Maybe concentrate on a couple of concertos and and the two sonatas I know there are recordings of, I'll link to the works on Youtube to see if we can agree on which works to concentrate our efforts

Opus 2 concertos




Opus 10 concertos
https://www.youtube.com/results?search_query=john+stanley+opus+10
Sonata opus 4 
https://www.youtube.com/results?search_query=montserrat+gascon++john+stanl ey


----------



## Dorsetmike

John Stanley's birthday is on Sunday, has anybody sent requests to radio stations for some of his works?


----------



## Dorsetmike

Dorsetmike said:


> John Stanley's birthday is January 17th, it would be great to hear some of his works on radio on the day, could interested members please bombard Classic FM in UK or your local classical broadcaster with requests and reminders for John Stanley's works along with reminders of his Birthday, particularly the organ or harpsichord concertos and his sonatas, his organ voluntaries are probably known to organists (one "trumpet voluntary" in particular) but his other works are sadly neglected, few recordings of the sonatas exist and not many of the concertos.
> Maybe concentrate on a couple of concertos and and the two sonatas I know there are recordings of, I'll link to the works on Youtube to see if we can agree on which works to concentrate our efforts
> 
> Opus 2 concertos
> 
> 
> 
> 
> Opus 10 concertos
> https://www.youtube.com/results?search_query=john+stanley+opus+10
> Sonata opus 4
> https://www.youtube.com/results?search_query=montserrat+gascon++john+stanl ey


Bumping this up hoping to get some response from broadcasters


----------



## Musicaterina

I like the "Trumpet Voluntary" Opus 6 No 5 very much. It was played at our wedding last september when my grandfather led me to the wedding altar. A musician from the brass choir of my father played it on a cornetto together with the organist. That was fine.

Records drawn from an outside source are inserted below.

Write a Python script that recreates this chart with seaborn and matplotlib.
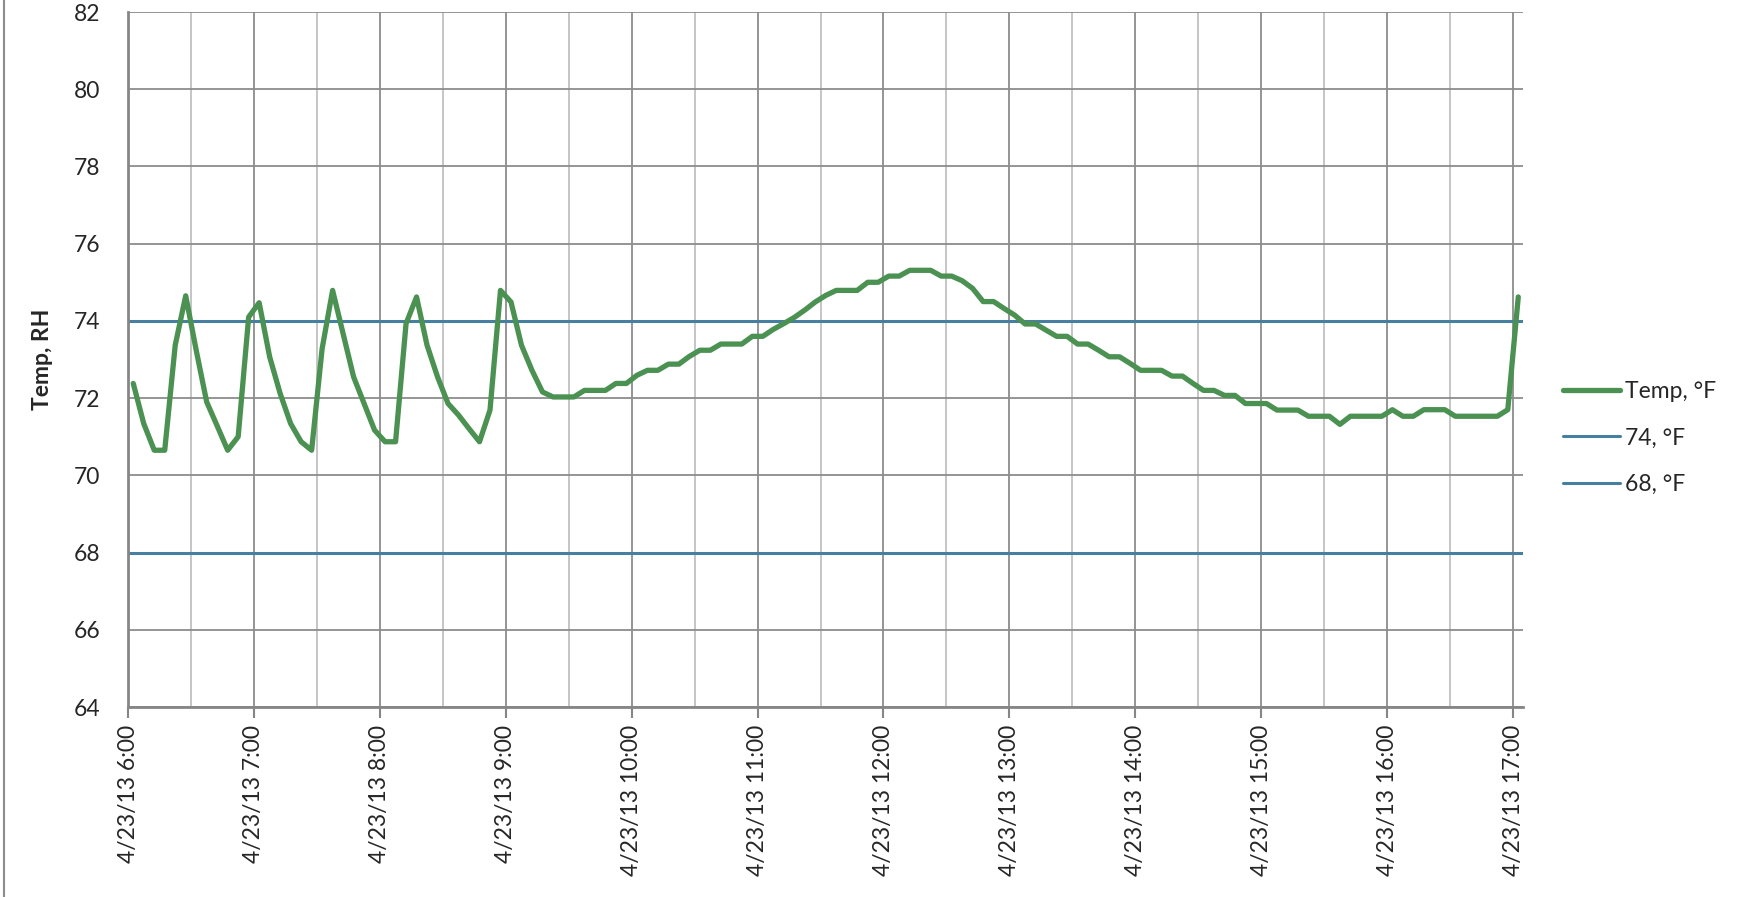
import numpy as np
import pandas as pd
import seaborn as sns
import matplotlib
matplotlib.use('Agg')
import matplotlib.pyplot as plt
import matplotlib.dates as mdates
from matplotlib.ticker import FuncFormatter

# readings every 5 minutes, first one at 6:02:30
temp = [72.38, 71.34, 70.65, 70.65, 73.37, 74.65, 73.24, 71.90, 71.28, 70.65,
        71.00, 74.10, 74.47, 73.07, 72.12, 71.34, 70.87, 70.65, 73.28, 74.79,
        73.67, 72.55, 71.86, 71.17, 70.87, 70.87, 73.93, 74.62, 73.37, 72.55,
        71.86, 71.56, 71.21, 70.87, 71.69, 74.79, 74.49, 73.37, 72.72, 72.16,
        72.03, 72.03, 72.03, 72.20, 72.20, 72.20, 72.38, 72.38, 72.59, 72.72,
        72.72, 72.88, 72.88, 73.08, 73.24, 73.24, 73.40, 73.40, 73.40, 73.60,
        73.60, 73.78, 73.93, 74.09, 74.28, 74.49, 74.66, 74.79, 74.79, 74.79,
        75.00, 75.00, 75.16, 75.16, 75.31, 75.31, 75.31, 75.16, 75.16, 75.04,
        74.84, 74.50, 74.50, 74.32, 74.15, 73.92, 73.92, 73.76, 73.60, 73.60,
        73.40, 73.40, 73.24, 73.07, 73.07, 72.90, 72.72, 72.72, 72.72, 72.57,
        72.57, 72.38, 72.20, 72.20, 72.07, 72.07, 71.86, 71.86, 71.86, 71.69,
        71.69, 71.69, 71.53, 71.53, 71.53, 71.32, 71.53, 71.53, 71.53, 71.53,
        71.70, 71.53, 71.53, 71.70, 71.70, 71.70, 71.53, 71.53, 71.53, 71.53,
        71.53, 71.70, 74.62]
upper_limit = 74
lower_limit = 68
y_ticks = list(range(64, 83, 2))

times = pd.date_range('2013-04-23 06:02:30', periods=len(temp), freq='5min')
df = pd.DataFrame({'time': times, 'temp': temp})

sns.set_style('white')
plt.rcParams['font.family'] = ['Lato', 'DejaVu Sans']

fig = plt.figure(figsize=(17.43, 8.97), dpi=100)
ax = fig.add_axes([128 / 1743, 1 - 707 / 897, 1395 / 1743, 695 / 897])

sns.lineplot(data=df, x='time', y='temp', ax=ax, color='#4A9152', lw=3.8,
             label='Temp, °F', zorder=3)
ax.axhline(upper_limit, color='#467F9F', lw=2.2, label='74, °F', zorder=2)
ax.axhline(lower_limit, color='#467F9F', lw=2.2, label='68, °F', zorder=2)

ax.set_ylim(64, 82)
ax.set_yticks(y_ticks)
ax.set_xlim(pd.Timestamp('2013-04-23 06:00'), pd.Timestamp('2013-04-23 17:04:45'))

ax.xaxis.set_major_locator(mdates.HourLocator())
ax.xaxis.set_minor_locator(mdates.MinuteLocator(byminute=30))


def fmt(v, pos):
    d = mdates.num2date(v)
    return '%d/%d/%s %d:%02d' % (d.month, d.day, d.strftime('%y'), d.hour, d.minute)


ax.xaxis.set_major_formatter(FuncFormatter(fmt))

ax.set_axisbelow(True)
ax.grid(which='major', color='#8C8C8C', lw=1.3)
ax.grid(which='minor', axis='x', color='#C0C0C0', lw=1.3)

for s in ['top', 'right']:
    ax.spines[s].set_visible(False)
for s in ['left', 'bottom']:
    ax.spines[s].set_color('#868686')
    ax.spines[s].set_linewidth(2)

ax.tick_params(axis='x', which='major', rotation=90, labelsize=16.5, length=8,
               width=1.5, color='#868686', pad=5, bottom=True)
ax.tick_params(axis='x', which='minor', length=0)
ax.tick_params(axis='y', labelsize=16.5, length=0, pad=20)
for lbl in ax.get_xticklabels():
    lbl.set_verticalalignment('top')

ax.set_xlabel('')
ax.set_ylabel('Temp, RH', fontsize=16.5, fontweight='bold')
ax.yaxis.set_label_coords(-0.054, 0.5)

ax.legend(loc='center left', bbox_to_anchor=(1563 / 1743, 1 - 438 / 897),
          bbox_transform=fig.transFigure, frameon=False, fontsize=16.5,
          borderaxespad=0, borderpad=0, handlelength=2.5, handletextpad=0.2,
          labelspacing=1.1)

# chart border on the left
fig.add_artist(plt.Line2D([4 / 1743, 4 / 1743], [0, 1], transform=fig.transFigure,
                          color='#8C8C8C', lw=1.5))

fig.savefig('out.png', dpi=100)
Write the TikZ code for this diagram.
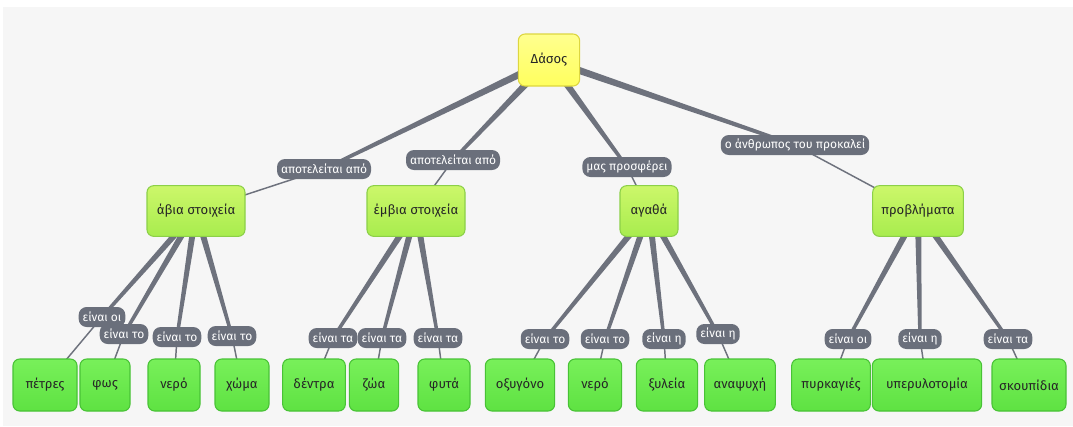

But the other works by John Stanley are worth to be listened to, too, especially the other voluntaries.


----------



## Dorsetmike

All the organ/harpsichord concerti and many of the Solos are on Youtube, so far I've only found one of the cantatas


----------



## Animal the Drummer

I thought the Trumpet Voluntary was now attributed to Jeremiah Clarke?

Either way, John Stanley's a composer I've always liked since my schooldays when a group of us heard another of his organ voluntaries being played on the cathedral organ during a class trip.


----------



## RobertJTh

Stanley's music is a delight to play as an organist, I consider his Voluntaries the very best in the genre.


----------



## Dorsetmike

Jeremiah Clarke's Trumpet voluntary is more correctly called the Prince of Denmark's march at one time attributed to Purcell, 
John Stanley's trumpet voluntary is just one of 30 voluntaries written by Stanley and is so called by virtue of it specifically featuring the trumpet stop on an organ, at least that is my understanding of it.


----------